Tuesday, March 29: High-Heeled Gumshoe
FAN MAIL
by Melodie Johnson Howe
I get fan mail. Some for my writing, but most from having been an actress. Let’s face it, a sexy actress. All of my movie fan mail is from men. The fan mail for my writing is from women. Most of the women want to know if there will be a new Claire Conrad/Maggie Hill novel and what’s going to happen between Maggie and Boulton. They have a romantic longing for Maggie and Boulton to make love, fall in love, fall out of love, but have love. As a writer I am honored and proud to have these letters.
The emails I receive form the men share a similar kind of longing that the women have for my fictional characters, except that yearning is transferred to me. The young me. Not me now. There are only a few that verge on the overtly sexual and those I save and keep in my scrap book. Just joking. I delete them. As an actress I am honored and proud to have these letters written to me.
The young men who write say directly that they wish I were their age now meaning the age I was back then. Or they wish they had lived when I was young. One wanted women his age to look like they did back in the sixties/seventies. He didn’t like the muscled arms, sinewy necks and taunt bellies. He was confiding to his fantasy about his fantasy.
These young men are not being unkind; it’s difficult for them to have an ideal sexual object that in reality is old.
This came home to me recently as I was leaning over putting groceries in the trunk of my car and I heard a male voice behind me say, “great ass.”
I whirled around. A teenage box boy with a wispy beard growing between his pimples stood in front of me holding onto the empty carts he’d been collecting. His mouth fell open and he gaped at me with a shocked expression that verged on terror. Or maybe horror. It was difficult to tell at that moment.
I smiled and said, “Thank you.”
Flushing, he fled pushing his rattling carts at a high speed. I wanted to tell him it was okay to complement a woman on her ass even if she was old enough to be his grandmother. He might have chosen his words better, but I had entered his overly sexed, myopic world by mistake and this is what he’d say to a girl his age.
Driving home I thought about the giant abyss between our fantasies and reality. That abyss which permeates my fan letters. I also wondered if another kid who made the same mistake might act differently, not so appalled as if he’d just committed an act of incest.

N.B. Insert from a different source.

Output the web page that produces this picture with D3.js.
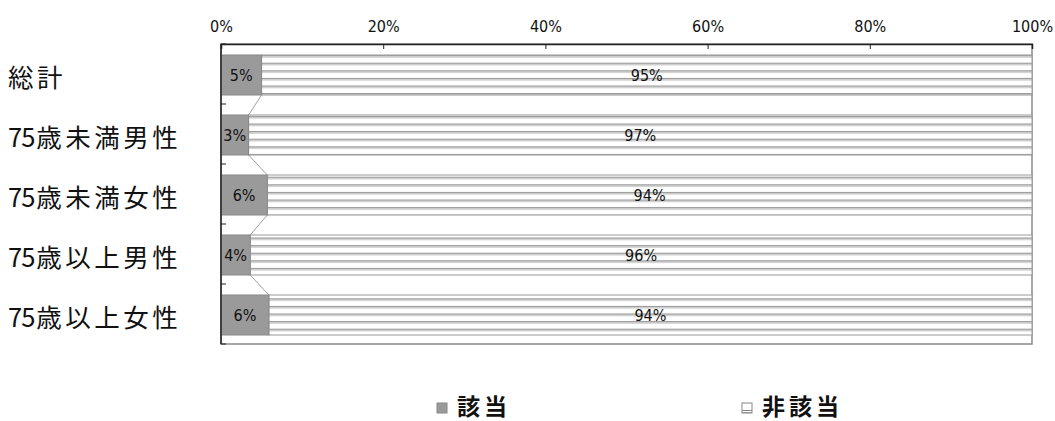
<!DOCTYPE html>
<html><head><meta charset="utf-8">
<script src="https://cdn.jsdelivr.net/npm/d3@7"></script>
<style>
body{margin:0;background:#fff;}
svg{display:block;}
</style></head>
<body>
<svg id="chart" width="1055" height="421"></svg>
<script>
const categories = ["総計","75歳未満男性","75歳未満女性","75歳以上男性","75歳以上女性"];
const seriesNames = ["該当","非該当"];
const gaitou = [5.0, 3.4, 5.7, 3.6, 5.9];
const hiGaitou = [95.0, 96.6, 94.3, 96.4, 94.1];
const gaitouLabels = ["5%","3%","6%","4%","6%"];
const hiGaitouLabels = ["95%","97%","94%","96%","94%"];
const tickValues = [0,20,40,60,80,100];

const svg = d3.select("#chart");
const m = {left:221, right:1032, top:44, bottom:344};
const x = d3.scaleLinear().domain([0,100]).range([m.left, m.right]);
const y = d3.scaleBand().domain(categories).range([m.top+1, m.bottom+1]).paddingInner(1/3).paddingOuter(1/6);
const yb = d3.scaleBand().domain(categories).range([m.top, m.bottom]);

const defs = svg.append("defs");
const pat = defs.append("pattern").attr("id","stripes").attr("patternUnits","userSpaceOnUse")
  .attr("width",8).attr("height",7.6).attr("y", 0);
pat.append("rect").attr("width",8).attr("height",7.6).attr("fill","#fff");
pat.append("rect").attr("y",2).attr("width",8).attr("height",1.2).attr("fill","#8c8c8c");
pat.append("rect").attr("y",3.2).attr("width",8).attr("height",1.3).attr("fill","#c8c8c8");

const lpat = defs.append("pattern").attr("id","lstripes").attr("patternUnits","userSpaceOnUse")
  .attr("width",10).attr("height",10).attr("x",742).attr("y",403);
lpat.append("rect").attr("width",10).attr("height",10).attr("fill","#fff");
lpat.append("rect").attr("y",4).attr("width",10).attr("height",1).attr("fill","#888");
lpat.append("rect").attr("y",6).attr("width",10).attr("height",1).attr("fill","#aaa");

// plot frame
svg.append("rect").attr("x",m.left).attr("y",m.top).attr("width",m.right-m.left).attr("height",m.bottom-m.top)
  .attr("fill","none").attr("stroke","#8a8a8a").attr("stroke-width",1.5);

const data = categories.map((c,i)=>({c, a:gaitou[i], b:hiGaitou[i], la:gaitouLabels[i], lb:hiGaitouLabels[i]}));

// series lines
for(let i=0;i<data.length-1;i++){
  svg.append("line")
    .attr("x1", x(data[i].a)).attr("y1", y(data[i].c)+y.bandwidth())
    .attr("x2", x(data[i+1].a)).attr("y2", y(data[i+1].c))
    .attr("stroke","#888").attr("stroke-width",0.8);
}

// bars
svg.selectAll("rect.b").data(data).enter().append("rect").attr("class","b")
  .attr("x", d=>x(d.a)).attr("y", d=>y(d.c)).attr("width", d=>x(100)-x(d.a)).attr("height", y.bandwidth())
  .attr("fill","url(#stripes)").attr("stroke","#999").attr("stroke-width",1);
svg.selectAll("rect.a").data(data).enter().append("rect").attr("class","a")
  .attr("x", x(0)).attr("y", d=>y(d.c)).attr("width", d=>x(d.a)-x(0)).attr("height", y.bandwidth())
  .attr("fill","#9a9a9a").attr("stroke","#888").attr("stroke-width",1);

// labels
const lblFont = "'DejaVu Sans Condensed','DejaVu Sans',sans-serif";
svg.selectAll("text.la").data(data).enter().append("text")
  .attr("x", d=>Math.max((x(0)+x(d.a))/2, x(0)+10)).attr("y", d=>y(d.c)+y.bandwidth()/2)
  .attr("dy","0.36em").attr("text-anchor","middle").attr("font-family",lblFont).attr("font-size",16)
  .attr("fill","#111").text(d=>d.la);
svg.selectAll("text.lb").data(data).enter().append("text")
  .attr("x", d=>(x(d.a)+x(100))/2).attr("y", d=>y(d.c)+y.bandwidth()/2)
  .attr("dy","0.36em").attr("text-anchor","middle").attr("font-family",lblFont).attr("font-size",16)
  .attr("fill","#111").text(d=>d.lb);

// top axis
const xAxis = d3.axisTop(x).tickValues(tickValues).tickFormat(d=>d+"%").tickSize(-5).tickPadding(12);
const gx = svg.append("g").attr("transform",`translate(0,${m.top})`).call(xAxis);
gx.select(".domain").attr("stroke","#222").attr("stroke-width",1.5);
gx.selectAll(".tick line").attr("stroke","#222");
gx.selectAll(".tick text").attr("font-family",lblFont).attr("font-size",16).attr("fill","#111");

// left axis with boundary ticks
const gy = svg.append("g");
gy.append("line").attr("x1",m.left).attr("x2",m.left).attr("y1",m.top).attr("y2",m.bottom).attr("stroke","#222").attr("stroke-width",1.5);
gy.selectAll("line.t").data(categories).enter().append("line")
  .attr("x1",m.left).attr("x2",m.left+5).attr("y1",d=>yb(d)).attr("y2",d=>yb(d)).attr("stroke","#222");
gy.append("line").attr("x1",m.left).attr("x2",m.left+5).attr("y1",m.bottom).attr("y2",m.bottom).attr("stroke","#222");

// category labels
const cjk = "'Noto Sans CJK JP','Noto Sans CJK SC',sans-serif";
const catText = svg.selectAll("text.cat").data(categories).enter().append("text")
  .attr("x",8).attr("y", d=>yb(d)+yb.bandwidth()/2+4).attr("dy","0.35em")
  .attr("font-family",cjk).attr("font-size",25.5).attr("fill","#111");
catText.each(function(d){
  const t = d3.select(this);
  const m2 = d.match(/^(\d*)(.*)$/);
  if(m2[1]) t.append("tspan").attr("letter-spacing",-1).text(m2[1]);
  t.append("tspan").attr("dx", m2[1] ? 2 : 0).attr("letter-spacing",3.5).text(m2[2]);
});

// legend
const legX = [437, 742];
seriesNames.forEach((s,i)=>{
  const g = svg.append("g").attr("transform",`translate(${legX[i]},403)`);
  g.append("rect").attr("x",0).attr("y",0).attr("width",10).attr("height",10)
    .attr("fill", i===0 ? "#9a9a9a" : "url(#lstripes)").attr("stroke", "#888").attr("stroke-width",1);
  g.append("text").attr("x",20).attr("y",4).attr("dy","0.36em").attr("font-family",cjk)
    .attr("font-size",23).attr("font-weight","bold").attr("letter-spacing",4).attr("fill","#111").text(s);
});
</script>
</body></html>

Once home, I tried to look at my “great ass” in the mirror. When my husband asked me what I was doing I decided I had my own fantasy/reality problems.
The men my age who write me have a different kind of longing. Time shared. Time lost. There is a sense of lives lived. Many Viet Nam vets, who as one put it, “didn’t have time to go to the moves” back in the sixties and seventies have discovered me on the internet and downloaded my movies. Some have read my books. Writing me, or the young woman I once was, gives them a freedom to express themselves and I’m grateful for that.
On the other hand an English teacher I had in junior high wrote that he saw me in the movie Coogan’s Bluff. He never mentioned anything about my being a writer. Something’s don’t change.
Sometimes I think about taking the women who want to know if Maggie and Boulton will ever go to bed with each other, and fix them up with the men who write to the fantasy me but . . .
Mail is good and column is amusing!
Wonderful, hilarious piece. I reently wrote a love letter to my favorite actress from the sixties, but I wrote it as a song. She will never hear it, which is probably just as well…
I’m a fan of both your writing AND your movies.
When my old college roommate came over to borrow something the other night, I plugged in a DVD of Coogan’s Bluff and informed him that I know that lady in the love scene with Eastwood. He said, “Sure you do.”
I’ve written on other threads of my maddeningly incomplete collection of old TV Guides, dating back to the early ’50s (aka my childhood-/adolescence).
I was a ’60s teenager, and my eye for pretty ladies was already well-formed when TV Guide profiled you sometime around ’65 or ’66 – I’d have to lookit up, and when I get home tonight I will.
You were under contract to Universal at the time, and the interview told of some of your experiences in their movies and TV shows, as well as your recent marriage to Mr. Howe, and your writing courses at the university. The accompanying photograph of your starlet self was most flattering. I always wondered why you vanished from the screen and didn’t go on to “bigger and better things”, but the TV was still there, and so many other actresses came along to attract my attention.
When, years later, you turned up as a byline on the mystery shelf, it was a most pleasant surprise. Even more pleasant was learning that you were still married to Mr. Howe. So as it turned out, you did go on to “bigger and better things” – just not the same ones.
I do wonder though – suppose you had come to Chicago for a convention or a signing or the like –
Suppose I had brought my copies of your books for you to sign –
Would I have had the nerve to pull out tatTV Guide from the ’60s for you to sign as well?
I mean, how fanboy is that?
All my best to both of your selves.
Now that’s a real fan!
Mike,
If the short story writer Clark Howard, who collects movie posters, can be a fanboy and ask me to sign A Ride To Hangman’s Tree one for him so can you.
My Grandmother used to joke she wished she’d lived when she was young! Oh, and add me to both your fan lists!